• GOAL OF THE EXERCISE
Write only the number of lines holding the string "chart".

• PROVIDED MATERIAL
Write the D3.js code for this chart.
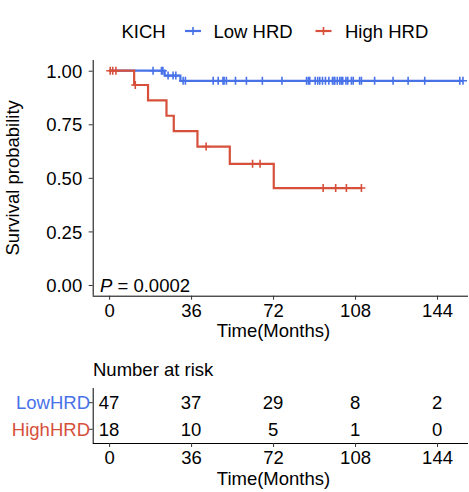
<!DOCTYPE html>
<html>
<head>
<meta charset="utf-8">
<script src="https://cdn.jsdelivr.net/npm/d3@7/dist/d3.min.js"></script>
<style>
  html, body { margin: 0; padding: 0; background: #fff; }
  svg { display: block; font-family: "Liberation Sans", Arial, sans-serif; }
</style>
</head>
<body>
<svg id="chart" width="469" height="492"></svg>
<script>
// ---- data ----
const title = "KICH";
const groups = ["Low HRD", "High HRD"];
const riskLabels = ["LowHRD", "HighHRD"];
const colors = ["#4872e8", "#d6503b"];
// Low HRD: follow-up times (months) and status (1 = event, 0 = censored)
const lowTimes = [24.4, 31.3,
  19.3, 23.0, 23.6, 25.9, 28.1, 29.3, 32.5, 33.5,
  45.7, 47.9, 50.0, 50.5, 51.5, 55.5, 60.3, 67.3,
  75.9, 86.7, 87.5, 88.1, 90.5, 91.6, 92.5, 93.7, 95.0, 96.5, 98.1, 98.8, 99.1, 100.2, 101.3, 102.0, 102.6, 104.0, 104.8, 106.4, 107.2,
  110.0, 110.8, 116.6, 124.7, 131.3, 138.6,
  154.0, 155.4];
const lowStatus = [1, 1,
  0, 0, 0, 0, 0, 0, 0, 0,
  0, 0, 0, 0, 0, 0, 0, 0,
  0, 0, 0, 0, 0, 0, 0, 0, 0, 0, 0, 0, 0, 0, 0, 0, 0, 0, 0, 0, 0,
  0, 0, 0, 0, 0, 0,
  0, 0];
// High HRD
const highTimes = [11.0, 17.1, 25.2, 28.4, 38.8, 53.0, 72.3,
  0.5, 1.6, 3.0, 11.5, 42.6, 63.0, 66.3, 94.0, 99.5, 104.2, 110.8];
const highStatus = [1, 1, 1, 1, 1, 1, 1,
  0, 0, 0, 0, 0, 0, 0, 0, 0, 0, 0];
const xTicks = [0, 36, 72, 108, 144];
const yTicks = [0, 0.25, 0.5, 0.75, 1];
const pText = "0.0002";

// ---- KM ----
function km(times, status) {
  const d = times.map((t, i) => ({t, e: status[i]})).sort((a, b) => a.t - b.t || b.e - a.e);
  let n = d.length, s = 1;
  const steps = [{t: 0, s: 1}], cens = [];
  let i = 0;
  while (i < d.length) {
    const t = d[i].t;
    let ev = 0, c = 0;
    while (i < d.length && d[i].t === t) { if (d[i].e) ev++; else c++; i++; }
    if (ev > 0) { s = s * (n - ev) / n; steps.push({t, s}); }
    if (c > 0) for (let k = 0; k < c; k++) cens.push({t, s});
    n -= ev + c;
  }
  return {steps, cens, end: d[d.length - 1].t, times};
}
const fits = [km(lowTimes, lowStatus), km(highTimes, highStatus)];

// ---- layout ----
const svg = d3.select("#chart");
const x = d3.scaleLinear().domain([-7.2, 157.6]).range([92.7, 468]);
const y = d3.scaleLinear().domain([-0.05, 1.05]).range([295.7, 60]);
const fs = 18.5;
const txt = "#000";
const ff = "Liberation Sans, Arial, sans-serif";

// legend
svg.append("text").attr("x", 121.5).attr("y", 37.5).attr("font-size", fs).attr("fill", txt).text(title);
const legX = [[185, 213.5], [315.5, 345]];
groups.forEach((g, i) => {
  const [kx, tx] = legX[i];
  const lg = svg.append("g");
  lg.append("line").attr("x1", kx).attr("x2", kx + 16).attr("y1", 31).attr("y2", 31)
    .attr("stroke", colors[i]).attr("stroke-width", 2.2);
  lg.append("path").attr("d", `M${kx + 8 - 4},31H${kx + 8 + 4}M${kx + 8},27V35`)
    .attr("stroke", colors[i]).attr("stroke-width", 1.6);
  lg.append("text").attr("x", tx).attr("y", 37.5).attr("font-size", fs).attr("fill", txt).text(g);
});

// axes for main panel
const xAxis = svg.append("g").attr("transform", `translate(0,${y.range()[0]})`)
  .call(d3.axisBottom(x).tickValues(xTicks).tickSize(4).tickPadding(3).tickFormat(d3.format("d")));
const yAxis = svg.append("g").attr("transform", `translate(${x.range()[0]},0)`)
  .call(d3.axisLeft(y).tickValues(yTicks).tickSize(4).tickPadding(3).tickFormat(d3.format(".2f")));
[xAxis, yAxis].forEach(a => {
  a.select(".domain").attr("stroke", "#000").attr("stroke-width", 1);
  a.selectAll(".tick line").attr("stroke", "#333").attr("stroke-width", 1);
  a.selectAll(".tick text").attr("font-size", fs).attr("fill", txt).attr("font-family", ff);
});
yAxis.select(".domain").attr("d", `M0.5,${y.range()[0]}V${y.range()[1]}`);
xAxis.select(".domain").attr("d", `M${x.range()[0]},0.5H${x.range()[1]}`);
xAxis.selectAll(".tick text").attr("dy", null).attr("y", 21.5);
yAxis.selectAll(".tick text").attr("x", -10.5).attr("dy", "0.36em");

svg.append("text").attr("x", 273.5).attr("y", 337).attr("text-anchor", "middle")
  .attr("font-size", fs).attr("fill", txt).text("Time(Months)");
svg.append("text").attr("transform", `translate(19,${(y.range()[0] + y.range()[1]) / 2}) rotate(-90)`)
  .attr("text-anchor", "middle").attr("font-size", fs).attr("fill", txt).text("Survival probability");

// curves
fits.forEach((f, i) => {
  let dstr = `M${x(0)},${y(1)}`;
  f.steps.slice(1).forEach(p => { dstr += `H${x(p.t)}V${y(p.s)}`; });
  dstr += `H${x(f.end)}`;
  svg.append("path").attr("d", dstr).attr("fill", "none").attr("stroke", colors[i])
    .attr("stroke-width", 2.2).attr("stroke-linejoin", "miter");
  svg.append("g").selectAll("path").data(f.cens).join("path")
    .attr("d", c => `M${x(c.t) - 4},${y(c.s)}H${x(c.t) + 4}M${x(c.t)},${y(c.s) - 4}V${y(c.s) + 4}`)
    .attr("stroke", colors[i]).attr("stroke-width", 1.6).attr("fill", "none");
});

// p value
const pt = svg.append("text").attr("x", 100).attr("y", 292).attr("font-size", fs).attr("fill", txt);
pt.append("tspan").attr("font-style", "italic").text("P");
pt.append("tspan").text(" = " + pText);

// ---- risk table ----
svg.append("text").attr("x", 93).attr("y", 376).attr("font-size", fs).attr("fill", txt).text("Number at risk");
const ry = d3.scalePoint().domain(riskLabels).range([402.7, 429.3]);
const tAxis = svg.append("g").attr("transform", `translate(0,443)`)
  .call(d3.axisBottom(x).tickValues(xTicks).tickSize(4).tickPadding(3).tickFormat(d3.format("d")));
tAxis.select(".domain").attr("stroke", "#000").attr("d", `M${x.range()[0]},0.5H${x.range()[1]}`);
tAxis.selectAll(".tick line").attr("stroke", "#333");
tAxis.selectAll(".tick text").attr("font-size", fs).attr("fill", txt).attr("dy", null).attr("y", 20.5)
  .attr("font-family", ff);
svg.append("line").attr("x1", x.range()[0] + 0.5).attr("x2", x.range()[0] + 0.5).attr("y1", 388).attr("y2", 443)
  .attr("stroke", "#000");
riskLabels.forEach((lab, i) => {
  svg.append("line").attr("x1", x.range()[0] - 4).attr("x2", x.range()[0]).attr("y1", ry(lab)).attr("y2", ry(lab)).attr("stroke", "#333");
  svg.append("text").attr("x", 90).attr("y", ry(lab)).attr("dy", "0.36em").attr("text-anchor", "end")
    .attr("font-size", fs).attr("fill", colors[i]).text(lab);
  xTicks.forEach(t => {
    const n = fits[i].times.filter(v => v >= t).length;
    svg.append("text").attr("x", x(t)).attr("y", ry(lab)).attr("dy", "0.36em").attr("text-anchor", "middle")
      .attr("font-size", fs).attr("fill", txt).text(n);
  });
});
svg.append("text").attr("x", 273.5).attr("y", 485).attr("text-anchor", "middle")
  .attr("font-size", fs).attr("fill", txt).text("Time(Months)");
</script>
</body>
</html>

• THE OUTPUT
3